Mentor-curated facts for last-mile revision. Each line is exam-grade — dates, names, and turning points you can quickly memorise.

  1. Hand-printing on woodblocks began in China from AD 594; the imperial state was the largest producer of printed material.

  2. The Diamond Sutra, printed in AD 868, is the world's oldest dated printed book — Buddhist text with woodcut illustrations.

  3. Buddhist missionaries from China carried hand-printing to Japan around AD 768-770.

  4. Korea's Jikji, printed in the late 14th century, is among the oldest books printed using movable metal type.

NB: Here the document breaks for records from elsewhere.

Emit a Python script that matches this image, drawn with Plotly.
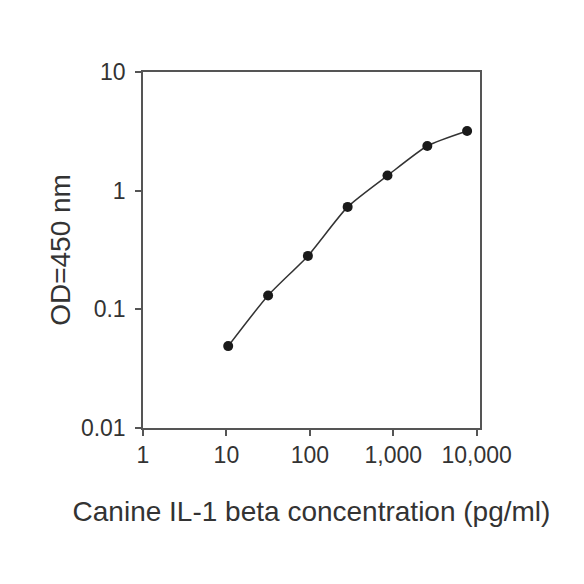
import plotly.graph_objects as go

# standard curve readings
concentration = [10.5, 31.6, 94.8, 284, 853, 2560, 7680]
od_450 = [0.049, 0.131, 0.282, 0.73, 1.34, 2.38, 3.18]

x_tickvals = [1, 10, 100, 1000, 10000]
x_ticktext = ["1", "10", "100", "1,000", "10,000"]
y_tickvals = [0.01, 0.1, 1, 10]
y_ticktext = ["0.01", "0.1", "1", "10"]

fig = go.Figure()
fig.add_trace(go.Scatter(
    x=concentration, y=od_450,
    mode="lines+markers",
    line=dict(color="#333333", width=1.5, shape="spline", smoothing=0.6),
    marker=dict(color="#1a1a1a", size=10),
    showlegend=False,
))

axis_font = dict(family="Liberation Sans, Arial, sans-serif", size=23, color="#333333")
title_font = dict(family="Liberation Sans, Arial, sans-serif", size=28, color="#333333")

fig.update_xaxes(
    type="log", range=[0, 4.04],
    tickvals=x_tickvals, ticktext=x_ticktext,
    ticks="outside", ticklen=6, tickwidth=1.5, tickcolor="#555555",
    showline=True, linecolor="#555555", linewidth=1.5, mirror=True,
    showgrid=False, zeroline=False,
    tickfont=axis_font,
    title=dict(text="Canine IL-1 beta concentration (pg/ml)", font=title_font, standoff=34),
)
fig.update_yaxes(
    type="log", range=[-2, 1],
    tickvals=y_tickvals, ticktext=y_ticktext,
    ticks="outside", ticklen=6, tickwidth=1.5, tickcolor="#555555",
    showline=True, linecolor="#555555", linewidth=1.5, mirror=True,
    showgrid=False, zeroline=False,
    tickfont=axis_font, ticklabelstandoff=5,
    title=dict(text="OD=450 nm", font=title_font, standoff=2),
)

fig.update_layout(
    width=584, height=584,
    margin=dict(l=135, r=112, t=64, b=164),
    plot_bgcolor="white", paper_bgcolor="white",
)

fig.write_html("out.html")
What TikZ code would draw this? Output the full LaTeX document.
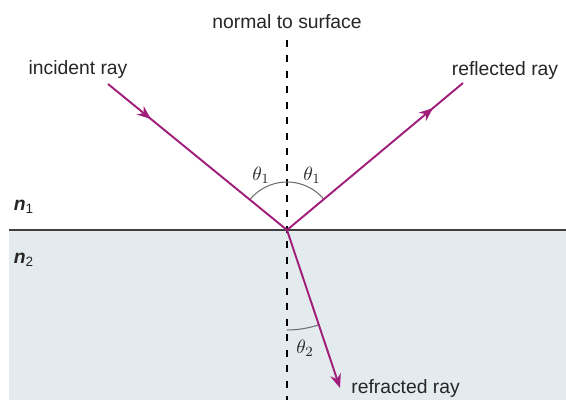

  5. The Tripitaka Koreana — Buddhist scriptures engraved on about 80,000 woodblocks — was UNESCO-inscribed in 2007.

  6. Marco Polo brought knowledge of woodblock printing back to Italy in 1295 after his China travels.

  7. Johann Gutenberg perfected the movable-type printing press at Strasbourg by 1448; the first book printed was the Bible.

  8. Gutenberg's press produced about 180 Bibles in three years; the press could print 250 sheets per side per hour.

  9. Between 1450 and 1550 printing presses were set up in most European countries; the second half of the 15th century saw 20 million printed copies.

  10. Martin Luther's Ninety-Five Theses (1517) and his German New Testament fed the Protestant Reformation through print.

  11. The Roman Catholic Church began maintaining its Index of Prohibited Books from 1558.

  12. Menocchio, a sixteenth-century Italian miller, was executed by the Inquisition for his unorthodox readings of the Bible.

  13. Louise-Sebastien Mercier called the press "the most powerful engine of progress" in eighteenth-century France.

  14. Richard M. Hoe of New York perfected the power-driven cylindrical press, capable of 8,000 sheets per hour.

  15. James Augustus Hickey began the Bengal Gazette in 1780 — India's first English weekly.

  16. Rammohun Roy launched Sambad Kaumudi in 1821; the Hindu orthodoxy responded with Samachar Chandrika.

  17. The first Tamil book was printed at Cochin in 1579; the first Malayalam book in 1713.

  18. The Deoband Seminary, founded in 1867, used cheap lithographic presses to circulate fatwas.

  19. Rashsundari Debi's Amar Jiban (1876) was the first full-length autobiography published in Bengali.

  20. The Vernacular Press Act of 1878, modelled on Irish Press Laws, gave the colonial government sweeping powers to censor Indian-language newspapers.